顎関節症

顎関節症とは?

顎関節は頭の骨(側頭骨)のくぼみ(下顎窩)に下あごの上先端の骨(下顎頭)が入り込む構造で、その間にクッションの役割をする関節円板という組織が挟み込まれています。関節円板は下顎頭の外側と内側にしっかりと付着していますが、前後方向の付着が緩いため大きな力が持続的に顎関節に加わると、関節円板にズレ(転位)の生じることがあります。このズレの92%は前方で、8%が内外の側方、ごくまれに後方にも生じます。
また、閉口時に関節円板にズレがあっても最大開口時にはこのズレが戻る場合と、戻らない場合とがあります。戻る場合には開口時と閉口時に「カックン」と関節音がします。

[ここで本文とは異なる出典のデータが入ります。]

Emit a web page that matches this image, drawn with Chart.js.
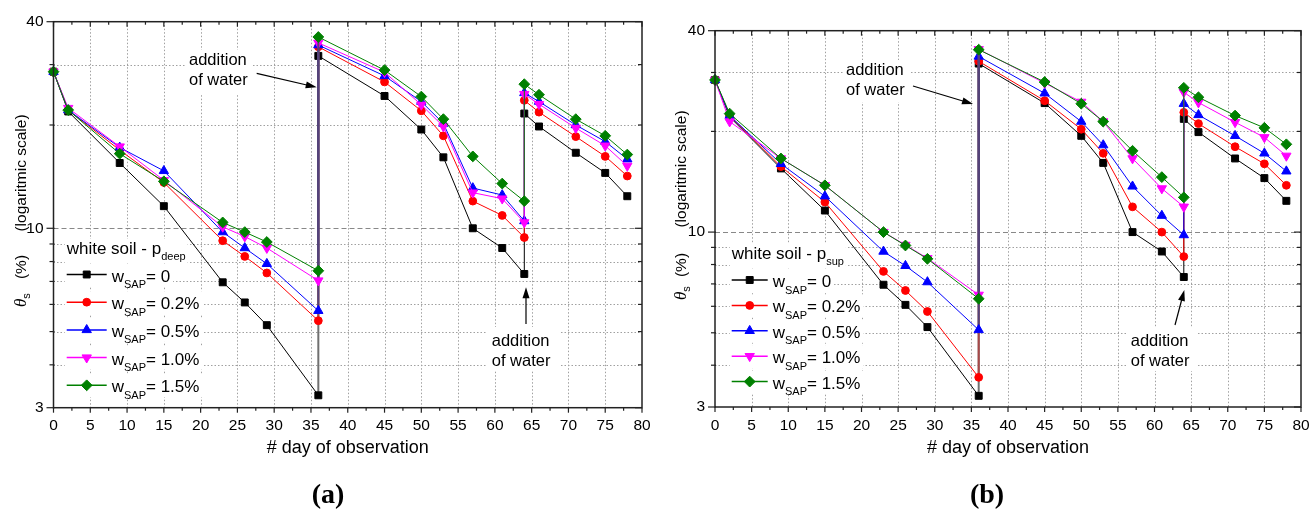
<!DOCTYPE html>
<html>
<head>
<meta charset="utf-8">
<script src="https://cdn.jsdelivr.net/npm/chart.js@4.4.0/dist/chart.umd.min.js"></script>
<style>
  body { margin: 0; background: #fff; width: 1309px; height: 510px; overflow: hidden; position: relative; }
  canvas { position: absolute; top: 0; }
  #chartA { left: 0; }
  #chartB { left: 660px; }
</style>
</head>
<body>
<canvas id="chartA" width="655" height="510"></canvas>
<canvas id="chartB" width="649" height="510"></canvas>
<script>
// day of each reading (water added on day 36 and day 64, so those days appear twice)
const days = [0, 2, 9, 15, 23, 26, 29, 36, 36, 45, 50, 53, 57, 61, 64, 64, 66, 71, 75, 78];
const waterDays = [36, 64];

// (a) white soil - p_deep
const deepW0  = [28.6, 21.9, 15.5, 11.6, 6.96, 6.08, 5.22, 3.26, 31.8, 24.3, 19.4, 16.1, 10.0, 8.76, 7.36, 21.6, 19.8, 16.6, 14.5, 12.4];
const deepW02 = [28.6, 22.1, 16.9, 13.6, 9.20, 8.28, 7.41, 5.38, 33.8, 26.7, 22.0, 18.6, 12.0, 10.9, 9.40, 23.6, 21.8, 18.5, 16.2, 14.2];
const deepW05 = [28.6, 22.1, 17.2, 14.7, 9.75, 8.76, 7.88, 5.75, 34.2, 27.8, 23.4, 20.2, 13.1, 12.5, 10.5, 24.8, 23.4, 20.0, 17.9, 15.9];
const deepW10 = [28.6, 22.4, 17.3, 13.8, 10.1, 9.46, 8.76, 7.04, 34.7, 28.5, 22.9, 19.8, 12.7, 12.2, 10.4, 24.6, 23.0, 19.6, 17.4, 15.2];
const deepW15 = [28.6, 22.1, 16.5, 13.7, 10.4, 9.75, 9.12, 7.52, 36.1, 28.9, 24.2, 20.8, 16.2, 13.5, 12.0, 26.3, 24.5, 20.8, 18.6, 16.4];

// (b) white soil - p_sup
const supW0  = [28.5, 22.1, 15.5, 11.6, 6.96, 6.06, 5.20, 3.24, 31.9, 24.3, 19.4, 16.1, 10.0, 8.75, 7.34, 21.8, 19.9, 16.6, 14.5, 12.4];
const supW02 = [28.5, 22.3, 15.7, 12.3, 7.63, 6.69, 5.79, 3.68, 32.4, 24.7, 20.3, 17.2, 11.9, 10.0, 8.45, 22.8, 21.1, 18.0, 16.0, 13.8];
const supW05 = [28.5, 22.3, 16.0, 12.8, 8.75, 7.93, 7.09, 5.10, 33.5, 26.0, 21.4, 18.2, 13.7, 11.2, 9.80, 24.2, 22.4, 19.4, 17.2, 15.2];
const supW10 = [28.5, 21.4, 16.6, 13.8, 10.0, 9.15, 8.35, 6.49, 35.2, 27.9, 24.5, 21.4, 16.6, 13.5, 11.9, 26.2, 24.4, 21.3, 19.2, 16.9];
const supW15 = [28.5, 22.6, 16.6, 13.8, 10.0, 9.12, 8.32, 6.32, 35.1, 28.1, 24.2, 21.4, 17.5, 14.6, 12.7, 27.0, 25.3, 22.3, 20.5, 18.3];

const sapLabels = ["= 0", "= 0.2%", "= 0.5%", "= 1.0%", "= 1.5%"];
const yTickValues = [3, 4, 5, 6, 7, 8, 9, 10, 20, 30, 40];
const yTickLabels = [3, 10, 40];
const xTickStep = 5;

const colors = ["#000000", "#ff0000", "#0000ff", "#ff00ff", "#008000"];
const markers = [
  { style: "rect", r: 4.9 },
  { style: "circle", r: 3.9 },
  { style: "triangle", r: 5.4 },
  { style: "triangle", r: 5.4, rot: 180 },
  { style: "rectRot", r: 5.4 }
];
const sans = "'Liberation Sans', Arial, sans-serif";

function line(ctx, x1, y1, x2, y2) {
  ctx.beginPath();
  ctx.moveTo(x1, y1);
  ctx.lineTo(x2, y2);
  ctx.stroke();
}

function drawMarker(ctx, m, x, y, color) {
  const r = m.r;
  ctx.save();
  ctx.translate(x, y);
  ctx.rotate((m.rot || 0) * Math.PI / 180);
  ctx.beginPath();
  if (m.style === "circle") ctx.arc(0, 0, r, 0, 2 * Math.PI);
  else if (m.style === "rect") { const s = Math.SQRT1_2 * r; ctx.rect(-s, -s, 2 * s, 2 * s); }
  else if (m.style === "rectRot") { ctx.moveTo(-r, 0); ctx.lineTo(0, -r); ctx.lineTo(r, 0); ctx.lineTo(0, r); ctx.closePath(); }
  else {
    for (let k = 0; k < 3; k++) {
      const a = k * 2 * Math.PI / 3;
      if (k === 0) ctx.moveTo(Math.sin(a) * r, -Math.cos(a) * r);
      else ctx.lineTo(Math.sin(a) * r, -Math.cos(a) * r);
    }
    ctx.closePath();
  }
  ctx.fillStyle = color;
  ctx.strokeStyle = color;
  ctx.lineWidth = 1;
  ctx.fill();
  ctx.stroke();
  ctx.restore();
}

// colour of the vertical jump where water was added
function jumpColor(day, i) {
  if (day !== waterDays[0]) return undefined;
  if (i === 0) return "#707070";
  if (i === 1) return "#a84848";
  return "#54437a";
}

function legendRows(ctx, L) {
  const rows = [];
  ctx.font = "17px " + sans;
  const tw = ctx.measureText("white soil - p").width;
  ctx.font = "11px " + sans;
  rows.push([L.x - 2, L.titleY - 15, tw + ctx.measureText(L.sub).width + 4, 24]);
  sapLabels.forEach((lab, i) => {
    const cy = L.rowY + i * L.rowGap;
    ctx.font = "17px " + sans;
    let w = L.lineLen + 5 + ctx.measureText("w").width + ctx.measureText(lab).width;
    ctx.font = "11px " + sans;
    w += ctx.measureText("SAP").width;
    rows.push([L.x - 2, cy - 11, w + 5, 23]);
  });
  return rows;
}

function drawLegend(ctx, L) {
  ctx.fillStyle = "#000";
  ctx.textAlign = "left";
  ctx.textBaseline = "alphabetic";
  ctx.font = "17px " + sans;
  ctx.fillText("white soil - p", L.x, L.titleY);
  const tw = ctx.measureText("white soil - p").width;
  ctx.font = "11px " + sans;
  ctx.fillText(L.sub, L.x + tw, L.titleY + 6);

  sapLabels.forEach((lab, i) => {
    const cy = L.rowY + i * L.rowGap;
    ctx.strokeStyle = colors[i];
    ctx.lineWidth = 1.5;
    line(ctx, L.x, cy, L.x + L.lineLen, cy);
    drawMarker(ctx, markers[i], L.x + L.lineLen / 2, cy, colors[i]);
    let tx = L.x + L.lineLen + 5;
    ctx.fillStyle = "#000";
    ctx.font = "17px " + sans;
    ctx.fillText("w", tx, cy + 7);
    tx += ctx.measureText("w").width;
    ctx.font = "11px " + sans;
    ctx.fillText("SAP", tx, cy + 13.5);
    tx += ctx.measureText("SAP").width;
    ctx.font = "17px " + sans;
    ctx.fillText(lab, tx, cy + 7);
  });
}

function drawNote(ctx, n) {
  ctx.fillStyle = "#000";
  ctx.font = "16.5px " + sans;
  ctx.textAlign = "left";
  ctx.fillText("addition", n.x, n.y);
  ctx.fillText("of water", n.x, n.y + 20);
  const [x1, y1, x2, y2] = n.arrow;
  const ang = Math.atan2(y2 - y1, x2 - x1);
  ctx.strokeStyle = "#000";
  ctx.lineWidth = 1.2;
  line(ctx, x1, y1, x2 - 8 * Math.cos(ang), y2 - 8 * Math.sin(ang));
  ctx.beginPath();
  ctx.moveTo(x2, y2);
  ctx.lineTo(x2 - 11 * Math.cos(ang) + 3.5 * Math.sin(ang), y2 - 11 * Math.sin(ang) - 3.5 * Math.cos(ang));
  ctx.lineTo(x2 - 11 * Math.cos(ang) - 3.5 * Math.sin(ang), y2 - 11 * Math.sin(ang) + 3.5 * Math.cos(ang));
  ctx.closePath();
  ctx.fill();
}

const decor = {
  id: "decor",
  beforeDatasetsDraw(chart, args, o) {
    const { ctx, chartArea: a, scales: { x, y } } = chart;
    ctx.save();
    ctx.lineWidth = 1;
    ctx.strokeStyle = "#a0a0a0";
    ctx.setLineDash([1.5, 2]);
    x.ticks.forEach(t => {
      if (t.value <= x.min || t.value >= x.max) return;
      const px = Math.round(x.getPixelForValue(t.value)) + 0.5;
      line(ctx, px, a.top, px, a.bottom);
    });
    y.ticks.forEach(t => {
      if (t.value <= y.min || t.value >= y.max) return;
      const py = Math.round(y.getPixelForValue(t.value)) + 0.5;
      if (t.value === 10) { ctx.setLineDash([5, 3]); ctx.strokeStyle = "#888"; }
      else { ctx.setLineDash([1.5, 2]); ctx.strokeStyle = "#a0a0a0"; }
      line(ctx, a.left, py, a.right, py);
    });
    ctx.setLineDash([]);
    // white boxes behind legend rows and notes
    ctx.fillStyle = "#fff";
    legendRows(ctx, o.legend).forEach(m => ctx.fillRect(m[0], m[1], m[2], m[3]));
    o.notes.forEach(n => ctx.fillRect(n.mask[0], n.mask[1], n.mask[2], n.mask[3]));
    ctx.restore();
  },
  afterDatasetsDraw(chart, args, o) {
    const { ctx, chartArea: a, scales: { x, y } } = chart;
    ctx.save();
    // frame with ticks
    ctx.strokeStyle = "#222";
    ctx.lineWidth = 1.5;
    ctx.strokeRect(a.left, a.top, a.right - a.left, a.bottom - a.top);
    ctx.lineWidth = 1.2;
    for (let v = x.min; v <= x.max; v += xTickStep / 2) {
      const px = x.getPixelForValue(v);
      const len = v % xTickStep === 0 ? 5 : 3;
      line(ctx, px, a.bottom, px, a.bottom + len);
      line(ctx, px, a.top, px, a.top + len);
    }
    y.ticks.forEach(t => {
      const py = y.getPixelForValue(t.value);
      const len = yTickLabels.includes(t.value) ? 7 : 4;
      line(ctx, a.left - len, py, a.left + 1, py);
      line(ctx, a.right - len, py, a.right, py);
    });

    drawLegend(ctx, o.legend);
    o.notes.forEach(n => drawNote(ctx, n));

    // x title
    ctx.fillStyle = "#000";
    ctx.textAlign = "center";
    ctx.font = "18px " + sans;
    ctx.fillText("# day of observation", (a.left + a.right) / 2, 453);

    // y title
    const t = o.yTitle;
    ctx.save();
    ctx.translate(t.x, 0);
    ctx.rotate(-Math.PI / 2);
    ctx.textAlign = "center";
    ctx.font = "15.5px " + sans;
    ctx.fillText("(logaritmic scale)", -t.logMid, 0);
    ctx.fillText("(%)", -t.pctMid, 0);
    ctx.textAlign = "left";
    ctx.font = "italic 17px 'Liberation Serif', 'Times New Roman', serif";
    ctx.fillText("\u03b8", -t.thetaStart, 0);
    const thw = ctx.measureText("\u03b8").width;
    ctx.font = "11px " + sans;
    ctx.fillText("s", -t.thetaStart + thw, 4);
    ctx.restore();

    // panel label
    ctx.textAlign = "center";
    ctx.font = "bold 28px 'Liberation Serif', 'Times New Roman', serif";
    ctx.fillText(o.panel, o.panelX, 503);
    ctx.restore();
  }
};

function buildDatasets(series) {
  return series.map((vals, i) => ({
    label: sapLabels[i],
    data: days.map((d, k) => ({ x: d, y: vals[k] })),
    borderColor: colors[i],
    backgroundColor: colors[i],
    borderWidth: 1,
    pointStyle: markers[i].style,
    pointRadius: markers[i].r,
    pointRotation: markers[i].rot || 0,
    pointBorderWidth: 1,
    pointBackgroundColor: colors[i],
    pointBorderColor: colors[i],
    order: 5 - i,
    clip: false,
    segment: {
      borderColor: c => c.p0.parsed.x === c.p1.parsed.x ? jumpColor(c.p0.parsed.x, i) : undefined,
      borderWidth: c => c.p0.parsed.x === c.p1.parsed.x && c.p0.parsed.x === waterDays[0] ? 2 : undefined
    }
  }));
}

function makeChart(id, series, p) {
  const font = { family: sans, size: 15.5 };
  return new Chart(document.getElementById(id), {
    type: "line",
    data: { datasets: buildDatasets(series) },
    plugins: [decor],
    options: {
      responsive: false,
      animation: false,
      devicePixelRatio: 1,
      events: [],
      layout: { padding: p.padding },
      plugins: {
        legend: { display: false },
        tooltip: { enabled: false },
        decor: p
      },
      scales: {
        x: {
          type: "linear", min: 0, max: 80,
          ticks: { stepSize: xTickStep, font, color: "#000", padding: 9, maxRotation: 0, autoSkip: false },
          grid: { display: false, drawTicks: false },
          border: { display: false },
          afterFit: s => { s.height = 30; s.paddingLeft = 0; s.paddingRight = 0; }
        },
        y: {
          type: "logarithmic", min: 3, max: 40,
          afterBuildTicks: s => { s.ticks = yTickValues.map(v => ({ value: v })); },
          ticks: { font, color: "#000", padding: 10, autoSkip: false,
                   callback: v => yTickLabels.includes(v) ? String(v) : "" },
          grid: { display: false, drawTicks: false },
          border: { display: false },
          afterFit: s => { s.width = p.yWidth; s.paddingTop = 0; s.paddingBottom = 0; }
        }
      }
    }
  });
}

makeChart("chartA", [deepW0, deepW02, deepW05, deepW10, deepW15], {
  padding: { top: 21.7, right: 13, bottom: 72.3, left: 0 },
  yWidth: 53.5,
  legend: { x: 66.7, titleY: 254, sub: "deep", rowY: 274.5, rowGap: 27.7, lineLen: 40 },
  notes: [
    { x: 189, y: 65, arrow: [256.7, 73.3, 316.7, 87.3], mask: [185, 50, 68, 44] },
    { x: 491.7, y: 345.7, arrow: [526, 324, 526, 287.3], mask: [487, 327, 73, 44] }
  ],
  yTitle: { x: 25.5, logMid: 173, pctMid: 267, thetaStart: 307 },
  panel: "(a)", panelX: 328
});

makeChart("chartB", [supW0, supW02, supW05, supW10, supW15], {
  padding: { top: 30.7, right: 8, bottom: 73, left: 0 },
  yWidth: 55,
  legend: { x: 71.7, titleY: 259, sub: "sup", rowY: 280, rowGap: 25.4, lineLen: 36 },
  notes: [
    { x: 186, y: 75, arrow: [253, 86, 313, 104], mask: [183, 60, 68, 42] },
    { x: 470.7, y: 345.7, arrow: [515, 325, 524.3, 290], mask: [467, 327, 70, 44] }
  ],
  yTitle: { x: 25.5, logMid: 169, pctMid: 265, thetaStart: 300 },
  panel: "(b)", panelX: 327
});
</script>
</body>
</html>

また、戻らない場合には急性期には「口が開けられない」、「口を開けると耳の前がとても痛い」などの症状がみられます。

 

顎関節症の代表的な症状

顎関節症の代表的な症状は「あごが痛む(顎関節痛)」、「口が開かない(開口障害)」、「あごを動かすと音がする(顎関節雑音)」の3つで、このうち一つ以上の症状があり鑑別診断で他の疾患がない病態を「顎関節症」といいます。

 

保存治療が一般的

多くは保存的治療で対処しますが、症状によっては外科的な治療を行う場合もあります。
通常は鎮痛剤の規則的な服用で、関節内の炎症を鎮めるとともに、スプリント(画像)といわれるプラスチックの板を歯列全体にかぶせ、噛みしめ時の顎関節の負担を軽くする治療が一般的です。また、咀嚼筋に緊張を伴う場合には、筋弛緩薬を服用し筋肉の緊張を和らげたりします。
これで痛みが軽快しないときは関節の中(関節腔内)に局所麻酔をして、徒手的にズレた関節円板を治したりまた炎症がひどいときは、点滴注射で関節の中を洗い潤滑剤を注入することもあります。